Jensen: Yeah, it’s evidence that the United States is a great place to invest. That’s why we run a trade deficit—is because the rest of the world wants to invest in the United States. So we export assets. We export treasury bonds. We export—you know, we sell real estate. We export stock. Okay. And in exchange, the rest of the world sends us stuff. And that’s the way to think about the trade balance. The trade balance is not an indication of weakness. It can be. It can be an indication that your economy is uncompetitive. But more likely, it’s an indication that there’s an imbalance between savings and investment.

There are lots of great investment opportunities in this country, yet we’re not great savers. So we import savings from the rest of the world by exporting assets. So that’s how to think about the trade deficit. In terms of the services, we run a surplus in services exports. Services exports are growing rapidly, services imports are going rapidly, yet the trade surplus and services is expanding.

So I’m not fearful. Yes, we will import low-end services. What I want to see happen is the policy framework so that we can export as many high-end services as we’re capable of exporting. It’s engineering. It’s financial services. It’s software. Software is a service. It’s lots of design services. It’s lots of research and development services. Certification services.

This whole package of—as Miriam said, kind of the grease that allows the goods economy to work, logistics. So these are all the kinds of things we’re really good at.

Baird: I really want to thank this panel and I thank the audience. We are way over time. And David is really mad at me. So thank you very much.

Kirkpatrick: I was actually going to say you could take more from Guibert who is from Argentina.

Baird: Oh, fine. Okay.

Kirkpatrick: I thought he might have an interesting point of view. Sorry.

Baird: You’re going to let us.

Kirkpatrick: You had two economists in a row. I thought a practitioner maybe would be interesting. Because he has a multi-thousand person company in Buenos Aires.

Englebienne: Well, yeah.
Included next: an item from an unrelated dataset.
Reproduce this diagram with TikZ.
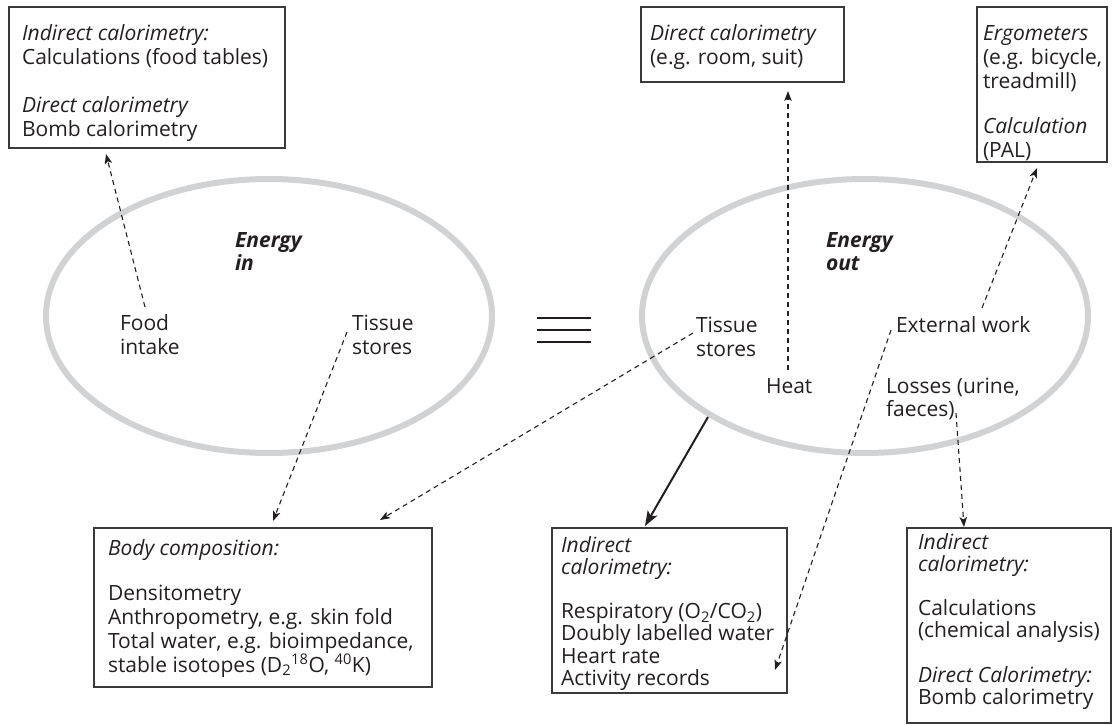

No. I am Guibert from Globant in Argentina. I would like just to share my point of view with Zoë particularly because you seem to be worried about the export of jobs.

And I agree with Michael in the surplus, you know. Just to tell you a short story, this morning I opened up Google apps, download my email, connected through LinkedIn, checked my how the sales was doing on Salesforce and then checked my balance on my U.S. bank that operates down in Argentina.

So none of these could have been possible unless we have the job down there. I wouldn’t be consuming all this. And at the same time, all the talent that globally we are exporting from Argentina to allow these wonderful companies to create their products wouldn’t be that possible.

So at one point, I’m very optimistic about what we can do and, as a whole, breaking the boundaries and start seeing the emerging market level up and then start seeing all this innovation growing from the U.S. you know.

We don’t have a Facebook. We don’t have a Google down there. You are importing a lot of entrepreneurs. America is a great country. And I am very thankful for all these opportunities that are coming.

Baird: Thank you. And I think that it is important to keep in mind that what we’re talking about is creating a more vibrant U.S. participation in a global economy. But we need to create a more vibrant U.S. participation because we have tremendous opportunity, but we’re not capitalizing on it adequately and not creating enough jobs at home, but we can.

I think, as you’ve seen from this panel, we can do a lot here. And I hope this has been useful to you in your own endeavors, too. Thank you. Thanks, David.